◆ Written request
Print, word for word, the opening line of the data below and every line after it through the line that contains "import plotly.graph_objects as go", but not the pictures.

◆ Information provided

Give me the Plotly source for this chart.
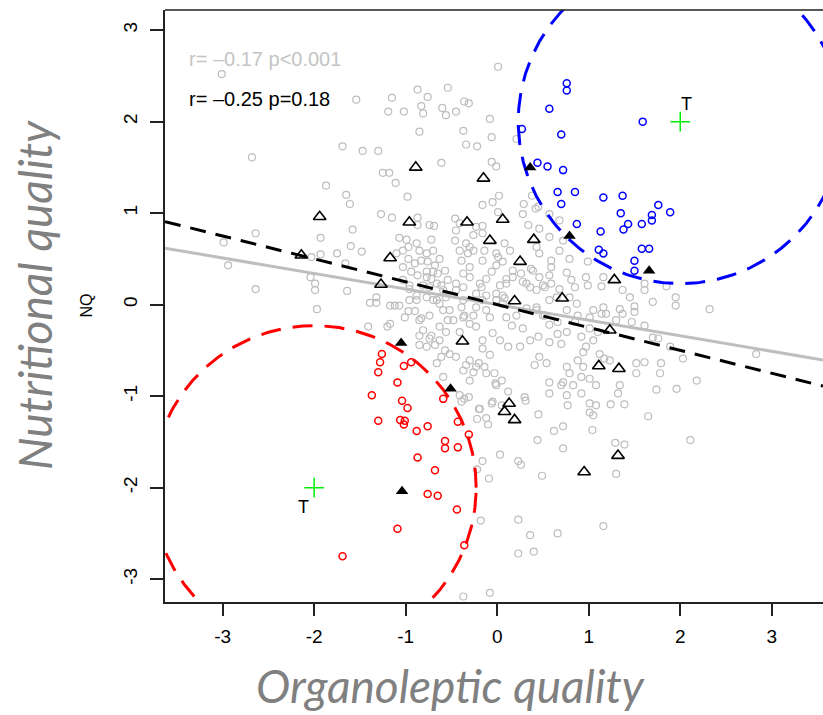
import numpy as np
import plotly.graph_objects as go

# ---------------- data ----------------
gray_x = [-3.01,-1.54,-1.15,-0.87,-0.76,-0.54,-1.19,-1.02,-0.83,-0.81,-0.60,-0.56,-0.85,-1.69,-1.47,-1.30,-2.68,-0.61,-1.25,-1.18,-1.11,-1.87,-1.65,-0.98,
 0.01,-0.45,-0.36,-0.31,-0.08,-0.37,-0.06,0.21,-0.34,-0.22,-0.06,-0.01,0.02,0.38,
 -1.61,-1.27,-1.15,-0.87,-2.64,-1.93,-1.58,-2.99,-1.07,-0.99,-0.87,-0.74,-0.69,-0.72,-1.60,-1.48,-1.93,-2.03,-1.75,-2.94,-1.66,-2.04,-1.99,-1.99,-2.64,-1.64,-1.97,-1.41,-1.39,-1.32,-1.32,-1.17,-1.12,-1.07,-1.20,-1.17,-0.97,-0.90,-0.96,-0.88,-0.83,-0.81,-0.72,-0.85,-0.77,-0.68,-0.66,-0.61,-0.57,-0.59,
 -1.10,-1.03,-0.97,-0.88,-0.85,-0.77,-0.70,-0.97,-0.90,-0.83,-0.76,-0.68,-0.63,-1.03,-0.94,-0.87,-0.77,-0.72,-0.65,-0.57,-1.03,-0.96,-0.81,-0.74,-0.66,-0.59,-0.54,-0.77,-0.70,-0.63,-0.56,-0.59,-0.54,-0.63,-0.56,
 -0.16,-0.05,0.29,0.42,0.01,0.34,-0.16,-0.46,-0.41,-0.45,-0.26,-0.34,-0.26,-0.32,-0.41,-0.39,-0.14,-0.16,0.01,-0.01,0.08,0.14,0.46,0.59,0.57,0.39,0.46,0.26,0.28,0.36,0.17,0.10,0.03,-0.06,-0.12,-0.17,-0.23,-0.30,-0.37,-0.45,-0.37,0.50,0.59,0.68,0.06,-0.01,0.06,-0.16,-0.23,-0.12,-0.08,-0.39,-0.36,-0.30,-0.52,-0.48,0.10,0.16,0.43,0.50,
 -0.96,-0.88,-0.66,-1.01,-0.85,-0.74,-0.70,-0.61,-0.77,
 0.99,0.79,0.76,0.81,0.85,0.97,0.99,1.16,1.14,1.37,1.45,1.61,1.61,1.85,1.95,1.95,2.32,1.70,1.50,1.34,1.16,1.14,1.19,1.05,1.01,0.87,0.88,0.85,0.79,1.30,1.37,1.50,1.47,1.61,1.70,1.76,1.89,2.03,2.18,2.83,1.79,1.78,1.52,1.52,1.61,1.12,1.17,1.23,1.05,0.97,0.94,0.88,0.94,1.34,1.32,1.74,1.96,1.01,1.08,0.92,0.76,0.79,0.72,0.57,0.70,0.83,0.57,0.76,0.92,0.46,0.54,0.41,0.25,0.12,-0.01,0.05,0.30,-0.16,-0.16,-0.08,-0.23,-0.12,-0.30,-0.37,-0.30,-0.45,-0.05,0.03,0.12,0.36,0.45,0.57,0.66,0.76,0.70,0.92,1.01,1.10,0.57,0.66,0.52,0.43,0.32,0.21,0.28,-0.26,-0.23,-0.41,-0.37,-0.45,-0.37,-0.30,-0.19,-0.12,-0.01,0.08,0.32,0.43,0.52,0.57,0.65,0.76,0.59,0.68,0.37,0.43,0.57,0.72,0.46,0.57,0.68,0.28,0.45,-0.23,-0.16,-0.46,-0.30,-0.01,0.06,0.17,0.10,
 -0.39,-0.06,-0.20,0.05,0.31,0.45,0.77,1.01,1.08,1.05,1.01,1.24,1.39,1.65,2.11,-0.22,-0.10,0.72,0.62,1.04,0.44,0.72,1.29,1.39,0.03,-0.16,-0.22,-0.09,0.23,0.26,0.49,1.30,-0.18,0.23,0.36,0.66,1.16,0.23,0.40,-0.37,-0.08,
 -0.85,-0.74,-0.63,-0.52,-0.41,-0.36,-0.31,-0.34,-0.26,-0.20,-0.14,-0.03,-0.02,-0.19,-0.12,-0.05]
gray_y = [2.52,2.24,2.26,2.35,2.27,2.37,2.11,2.11,2.17,2.09,2.15,2.07,1.89,1.73,1.68,1.68,1.61,1.55,1.44,1.44,1.33,1.30,1.20,1.18,
 2.60,2.11,2.22,2.20,2.03,1.90,1.83,1.81,1.75,1.73,1.56,1.51,1.19,1.19,
 1.10,0.99,0.95,0.95,0.78,0.73,0.82,0.68,0.73,0.71,0.87,0.87,0.86,0.71,0.64,0.58,0.55,0.52,0.56,0.43,0.45,0.30,0.23,0.16,0.17,0.15,-0.05,-0.24,0.02,0.02,0.08,-0.01,-0.01,-0.01,-0.24,-0.21,-0.07,-0.07,0.05,0.05,-0.15,-0.28,-0.34,-0.44,-0.46,-0.44,-0.64,-0.57,-0.50,-0.79,
 0.56,0.59,0.63,0.67,0.59,0.56,0.59,0.50,0.45,0.48,0.47,0.43,0.50,0.41,0.36,0.32,0.36,0.28,0.34,0.37,0.27,0.21,0.21,0.19,0.23,0.16,0.27,0.08,0.05,0.01,0.08,-0.06,-0.17,-0.24,-0.30,
 1.09,1.12,1.10,1.05,1.01,0.87,0.86,0.94,0.89,0.81,0.76,0.67,0.59,0.56,0.59,0.48,0.59,0.48,0.52,0.43,0.67,0.59,0.56,0.41,0.32,0.37,0.30,0.34,0.25,0.19,0.37,0.28,0.21,0.36,0.28,0.19,0.12,0.41,0.34,0.23,0.19,0.21,0.23,0.17,0.10,0.05,0.01,0.05,-0.03,-0.06,-0.14,-0.03,-0.12,-0.21,-0.06,-0.17,-0.14,-0.23,-0.06,-0.12,
 0.17,0.10,0.05,-0.14,-0.17,-0.12,0.36,0.21,0.30,
 0.47,0.50,0.35,0.27,0.19,0.30,0.21,0.30,0.20,0.16,0.08,0.23,0.16,0.20,0.08,-0.01,-0.05,0.03,-0.02,-0.05,-0.03,-0.10,-0.10,-0.06,-0.14,0.01,-0.12,-0.19,0.08,-0.17,-0.10,-0.08,-0.19,-0.23,-0.36,-0.37,-0.46,-0.59,-0.83,-0.54,-0.64,-0.75,-0.64,-0.75,-0.63,-0.54,-0.59,-0.61,-0.39,-0.46,-0.52,-0.61,-0.68,-0.88,-0.97,-0.93,-0.92,-0.81,-0.88,-0.79,-0.68,-0.75,-0.85,-0.85,-0.88,-0.88,-0.97,-0.99,-0.97,-0.57,-0.64,-0.66,-0.46,-0.95,-0.88,-0.83,-1.01,-0.39,-0.48,-0.55,-0.68,-0.75,-0.61,-0.72,-0.83,-0.57,-0.31,-0.39,-0.46,-0.39,-0.35,-0.41,-0.32,-0.30,-0.43,-0.35,-0.26,-0.30,-0.22,-0.19,-0.12,-0.03,-0.04,-0.12,-0.26,-0.12,-0.24,-0.30,-0.14,0.16,0.05,0.30,0.23,0.10,0.12,0.07,0.23,0.16,0.19,0.05,0.08,-0.06,0.48,0.59,0.39,0.63,0.74,0.70,0.83,0.99,0.92,0.99,1.07,0.85,0.78,0.70,0.63,0.56,0.47,0.30,0.23,
 -1.06,-1.08,-1.14,-1.10,-1.05,-1.20,-1.10,-1.08,-1.10,-1.21,-1.18,-1.09,-1.09,-1.22,-1.48,-1.25,-1.31,-1.33,-1.38,-1.37,-1.48,-1.57,-1.51,-1.53,-1.64,-1.71,-1.80,-1.90,-1.71,-1.75,-1.87,-1.85,-2.36,-2.35,-2.52,-2.50,-2.42,-2.72,-2.70,-3.19,-3.15,
 -0.34,-0.37,-0.39,-0.54,-0.99,-1.03,-1.01,-0.66,-0.74,-0.64,-0.68,-0.75,-0.86,-1.14,-1.24,-1.06]

blue_x = [0.76,0.76,0.57,1.59,0.27,0.70,0.44,0.55,0.72,0.66,0.85,1.16,1.37,0.70,1.35,1.76,1.89,1.69,1.69,0.87,1.43,1.38,1.58,1.13,1.58,1.66,1.11,1.16,1.50,1.50]
blue_y = [2.42,2.34,2.14,2.00,1.92,1.86,1.55,1.51,1.47,1.23,1.23,1.17,1.19,1.10,1.00,1.09,1.01,0.98,0.92,0.88,0.88,0.82,0.88,0.80,0.61,0.61,0.60,0.56,0.48,0.37]

red_x = [-1.26,-1.28,-1.30,-0.94,-1.02,-1.09,-1.37,-1.04,-0.98,-0.59,-1.30,-1.06,-1.01,-1.02,-0.88,-0.76,-0.43,-0.31,-0.57,-0.57,-0.43,-0.87,-0.68,-0.76,-0.65,-0.44,-1.09,-1.69,-0.36]
red_y = [-0.54,-0.63,-0.74,-0.63,-0.67,-0.85,-0.99,-1.05,-1.13,-1.03,-1.27,-1.26,-1.27,-1.31,-1.38,-1.33,-1.28,-1.42,-1.49,-1.57,-1.56,-1.67,-1.81,-2.07,-2.09,-2.24,-2.45,-2.75,-2.63]

tri_open_x = [-2.14,-1.94,-0.89,-0.15,-0.96,-1.17,-1.27,-0.33,0.06,-0.08,0.40,0.25,1.28,0.71,0.19,1.23,-0.38,1.11,1.33,0.13,0.08,0.19,1.32,0.95]
tri_open_y = [0.54,0.96,1.50,1.38,0.90,0.51,0.22,0.90,0.93,0.70,0.71,0.47,0.27,0.07,0.04,-0.28,-0.40,-0.67,-0.70,-1.08,-1.17,-1.26,-1.65,-1.83]

tri_fill_x = [0.36,0.79,1.66,-1.05,-0.51,-1.04]
tri_fill_y = [1.50,0.75,0.37,-0.42,-0.92,-2.04]

target_x = [2.0, -2.0]
target_y = [2.0, -2.0]
target_labels = ["T", "T"]
circle_radius = 1.77

slope_all = -0.17   # r for all products
slope_sub = -0.25   # r for subset
stat_texts = ["r= \u20130.17 p<0.001", "r= \u20130.25 p=0.18"]

x_ticks = [-3, -2, -1, 0, 1, 2, 3]
y_ticks = [-3, -2, -1, 0, 1, 2, 3]
x_range = [-3.63, 3.56]
y_range = [-3.25, 3.22]

FONT = "Liberation Sans, Arial"

# ---------------- figure ----------------
fig = go.Figure()

fig.add_trace(go.Scatter(x=gray_x, y=gray_y, mode="markers",
    marker=dict(symbol="circle-open", size=7, color="#bdbdbd", line=dict(width=1.2, color="#bdbdbd")),
    hoverinfo="skip"))

xs = np.array(x_range)
fig.add_trace(go.Scatter(x=xs, y=slope_all * xs, mode="lines",
    line=dict(color="#bebebe", width=3)))
fig.add_trace(go.Scatter(x=xs, y=slope_sub * xs, mode="lines",
    line=dict(color="black", width=3, dash="16px,10px")))

fig.add_trace(go.Scatter(x=blue_x, y=blue_y, mode="markers",
    marker=dict(symbol="circle-open", size=7, color="#0000ff", line=dict(width=1.5, color="#0000ff"))))
fig.add_trace(go.Scatter(x=red_x, y=red_y, mode="markers",
    marker=dict(symbol="circle-open", size=7, color="#ff0000", line=dict(width=1.5, color="#ff0000"))))

theta = np.linspace(0, 2 * np.pi, 400)
for cx, cy, col in [(target_x[0], target_y[0], "#0000ff"), (target_x[1], target_y[1], "#ff0000")]:
    fig.add_trace(go.Scatter(x=cx + circle_radius * np.cos(theta), y=cy + circle_radius * np.sin(theta),
        mode="lines", line=dict(color=col, width=3, dash="20px,12px")))

fig.add_trace(go.Scatter(x=tri_open_x, y=tri_open_y, mode="markers",
    marker=dict(symbol="triangle-up-open", size=11, color="black", line=dict(width=1.6, color="black"))))
fig.add_trace(go.Scatter(x=tri_fill_x, y=tri_fill_y, mode="markers",
    marker=dict(symbol="triangle-up", size=11, color="black", line=dict(width=0))))

fig.add_trace(go.Scatter(x=target_x, y=target_y, mode="markers",
    marker=dict(symbol="cross-thin-open", size=14, color="#00ee00", line=dict(width=1.5, color="#00ee00"))))

# T labels
fig.add_annotation(x=target_x[0] + 0.07, y=target_y[0] + 0.19, text=target_labels[0], showarrow=False,
    font=dict(family=FONT, size=18, color="black"))
fig.add_annotation(x=target_x[1] - 0.12, y=target_y[1] - 0.21, text=target_labels[1], showarrow=False,
    font=dict(family=FONT, size=18, color="black"))

# stat texts
fig.add_annotation(xref="paper", yref="paper", x=0.034, y=0.918, xanchor="left", yanchor="middle",
    text=stat_texts[0], showarrow=False, font=dict(family=FONT, size=20, color="#c4c4c4"))
fig.add_annotation(xref="paper", yref="paper", x=0.034, y=0.85, xanchor="left", yanchor="middle",
    text=stat_texts[1], showarrow=False, font=dict(family=FONT, size=20, color="black"))

# axis titles
fig.add_annotation(xref="paper", yref="paper", x=-0.12, y=0.501, xanchor="center", yanchor="middle",
    text="NQ", textangle=-90, showarrow=False, font=dict(family=FONT, size=16, color="black"))
fig.add_annotation(xref="paper", yref="paper", x=-0.198, y=0.518, xanchor="center", yanchor="middle",
    text="<i>Nutritional quality</i>", textangle=-90,
    showarrow=False, font=dict(family="Lato", size=46, color="#808080"))
fig.add_annotation(xref="paper", yref="paper", x=0.434, y=-0.1905, xanchor="center", yanchor="bottom",
    text="<i>Organoleptic quality</i>",
    showarrow=False, font=dict(family="Lato", size=46, color="#808080"))

# top border
fig.add_shape(type="line", xref="paper", yref="paper", x0=0, x1=1, y0=1, y1=1, line=dict(color="#222", width=1.5))

fig.update_layout(
    width=823, height=715, showlegend=False,
    margin=dict(l=165, r=0, t=10, b=113),
    paper_bgcolor="white", plot_bgcolor="white",
    xaxis=dict(range=x_range, tickvals=x_ticks, ticktext=[str(v) for v in x_ticks], showgrid=False, zeroline=False,
               showline=True, linecolor="#222", linewidth=1.5, ticks="outside", ticklen=12, tickwidth=1.5,
               ticklabelstandoff=4,
               tickcolor="#222", tickfont=dict(family=FONT, size=19, color="black")),
    yaxis=dict(range=y_range, tickvals=y_ticks, ticktext=[str(v) for v in y_ticks], showgrid=False, zeroline=False,
               showline=True, linecolor="#222", linewidth=1.5, ticks="outside", ticklen=13, tickwidth=1.5,
               ticklabelstandoff=6,
               tickcolor="#222", tickangle=-90, tickfont=dict(family=FONT, size=19, color="black")),
)

fig.write_html("out.html")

◆ Exercise answer
Give me the Plotly source for this chart.
import numpy as np
import plotly.graph_objects as go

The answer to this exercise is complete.